CGCookie community,
I've been working on a 4 minute animation. It's broken into over 16 "shot" files. Each of these files has a link to the building and environment collection that the animations takes place in.
This includes the building itself, the exterior, all the lights in the building, the sun, irradiance volumes, etc.
I've had little luck getting the lighting to work right. The lighting is baked in the original environment file, but that doesn't carry over to the shot files. Baking lighting in the shot files doesn't seem to help either.
Shawn(Sean?) suggested I link in the scene itself, which seemed to help. I got the lighting information. Unfortunately I wasn't really able to use the linked scene. It can't be overridden, so I cannot add any models or animations to it.
I'm probably missing something simple here. I'm almost down to simply appending the scene into every shot, but I'm wondering if somebody else has a suggestion that may work better.
Edit: I guess the reverse could work. Create a copy of the scene with the baked lighting - I really don't want to mess up the original scene file. Have a "Shot 1", "Shot 2" collection in each of the shot files that contain all the objects, animations, etc. Link those collections into the scene file and turn them on or off as needed.
Edit 2: I'll need to make sure that the scene linked into the shot files - for positional data - isn't copied back into the "master scene" file.
Perhaps you can do it the other way around? The file where you have the lighting and all, have that be the main file where all the animations take place in different scenes? So the main stage lives there and the thing coming in are the rigs and characters and then have 16 scenes in that file always using the same environment?
Omar,
I think that's what I'm going to have to do. If there's a "better" way to do it, I'm all ears, but that's likely what I will need to do.
Edit: Thank you for your answer!
I said this in Discord, but I'll mention it here too.
Omar's suggestion worked. I'm getting both the lighting information and the object/animation information by linking in the animation collections into the scene file.

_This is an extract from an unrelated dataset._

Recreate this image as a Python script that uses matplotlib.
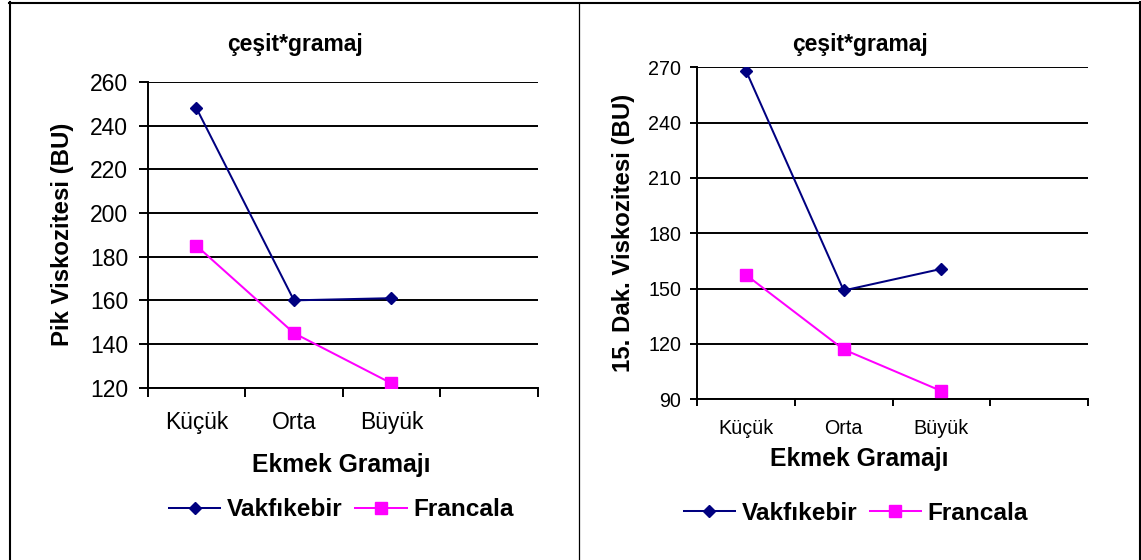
import matplotlib.pyplot as plt
from matplotlib.lines import Line2D
import numpy as np

plt.rcParams['font.family'] = ['Liberation Sans', 'DejaVu Sans']

categories = ['Küçük', 'Orta', 'Büyük']
series_names = ['Vakfıkebir', 'Francala']

# Pik viskozitesi (BU)
pik_vakfikebir = [248, 160, 161]
pik_francala = [185, 145, 122]

# 15. dakika viskozitesi (BU)
dak15_vakfikebir = [268, 149, 160.7]
dak15_francala = [157.4, 117, 94.5]

W, H = 1141, 560
fig = plt.figure(figsize=(W / 100, H / 100), dpi=100)
fig.patch.set_facecolor('white')


def px_axes(x0, x1, ytop, ybot):
    return fig.add_axes([x0 / W, (H - ybot) / H, (x1 - x0) / W, (ybot - ytop) / H])


def fx(x):
    return x / W


def fy(y):
    return (H - y) / H


def draw_panel(ax, vak, fra, ylim, yticks, ylabel, pos, sty):
    tick_fs, xpad, ylen, ypad, xlen = sty
    x = np.arange(len(categories))
    ax.plot(x, vak, color='#000080', lw=1.45, marker='D', ms=6.2,
            label=series_names[0], zorder=3)
    ax.plot(x, fra, color='#FF00FF', lw=1.45, marker='s', ms=8.4,
            label=series_names[1], zorder=3)

    ax.set_xlim(-0.5, 3.5)
    ax.set_ylim(*ylim)
    ax.set_yticks(yticks)
    ax.yaxis.grid(True, color='black', lw=1.4)
    ax.set_axisbelow(True)

    ax.set_xticks(np.arange(-0.5, 3.6, 1.0))
    ax.set_xticklabels([])
    ax.set_xticks(x, minor=True)
    ax.set_xticklabels(categories, minor=True)
    ax.tick_params(axis='x', which='major', length=xlen, width=1.4, direction='out')
    ax.tick_params(axis='x', which='minor', length=0, pad=xpad, labelsize=tick_fs)
    ax.tick_params(axis='y', length=ylen, width=1.4, direction='out', pad=ypad,
                   labelsize=tick_fs)

    for s in ['top', 'right']:
        ax.spines[s].set_visible(False)
    for s in ['left', 'bottom']:
        ax.spines[s].set_linewidth(1.4)
        ax.spines[s].set_color('black')

    title_xy, ylab_xy, xlab_xy, leg_xy = pos
    fig.text(fx(title_xy[0]), fy(title_xy[1]), 'çeşit*gramaj', ha='center',
             va='center', fontsize=16.5, fontweight='bold')
    fig.text(fx(ylab_xy[0]), fy(ylab_xy[1]), ylabel, ha='center', va='center',
             rotation=90, fontsize=17.3, fontweight='bold')
    fig.text(fx(xlab_xy[0]), fy(xlab_xy[1]), 'Ekmek Gramajı', ha='center',
             va='center', fontsize=17.8, fontweight='bold')
    ax.legend(loc='center', bbox_to_anchor=(fx(leg_xy[0]), fy(leg_xy[1])),
              bbox_transform=fig.transFigure, ncol=2, frameon=False,
              prop={'weight': 'bold', 'size': 17.6}, handlelength=2.1,
              handletextpad=0.27, columnspacing=0.52, borderpad=0,
              borderaxespad=0)


ax1 = px_axes(147.7, 537.7, 82, 387.7)
draw_panel(ax1, pik_vakfikebir, pik_francala, (120, 260), range(120, 261, 20),
           'Pik Viskozitesi (BU)',
           ((295, 45), (62.5, 234), (341.7, 465), (341.4, 510)),
           (16.5, 17, 6.5, 7.6, 6.5))

ax2 = px_axes(697.3, 1087.7, 67.3, 399.3)
draw_panel(ax2, dak15_vakfikebir, dak15_francala, (90, 270), range(90, 271, 30),
           '15. Dak. Viskozitesi (BU)',
           ((860, 44.3), (623.5, 233), (859.7, 459.3), (855.9, 513.5)),
           (14.2, 14, 5, 6.5, 5))

# panel frames
frame = dict(color='black', transform=fig.transFigure)
fig.add_artist(Line2D([fx(10), fx(10)], [fy(2), 0], lw=1.5, **frame))
fig.add_artist(Line2D([fx(9), fx(1141)], [fy(3), fy(3)], lw=1.5, **frame))
fig.add_artist(Line2D([fx(578.5), fx(578.5)], [fy(3), 0], lw=0.9, **frame))
fig.add_artist(Line2D([fx(1140), fx(1140)], [fy(2), 0], lw=1.5, **frame))

fig.savefig('out.png', dpi=100, facecolor='white')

The main downside to this, and it's not Blender's fault, but my own for not setting things up properly in the first place, is that I have to redo all my camera markers, and I'll have to adjust the start times of all the animations.
That's much better than having to append the scene file, and re-bake lighting, 16 different times for each of the shot files.
dillenbata3 - I'll have to give that a try.
Edit: It'd be nice to keep the scenes smaller, rather than loading everything up into one big scene.
Edit 2: I also have a Blender Studio subscription. They may have tutorials on managing a larger project. Even if they don't, they certainly have the source files. I should see how they have things laid out for their movies.
Edit 3: Or check out the monster truck animation to see what was done there, assuming it has lots of shots in different files.
The linking doesn't surprise me. You almost have to on bigger projects.
I'll want to see if they use one big "scene file" to link in all the animations so the baked in lighting works, if they use your approach of having the scene be a background, or if they're doing something else that I missed that allows the scene to be linked into individual shot files while keeping the lighting data.
I just did some asking around. It turns out that baking indirect lighting in eevee isn't designed for animation. This is one of the limitations of eevee. Just like only 128 lights and only 8 shadow sun lights. I'm going to have to look up shadow sun lights. I think that means sun lights that cast shadows. I also found out that HDRs are treated as indirect light and that's why they don't cast shadows in eevee. One of the girls thinks this is suppose to be changed in eevee next.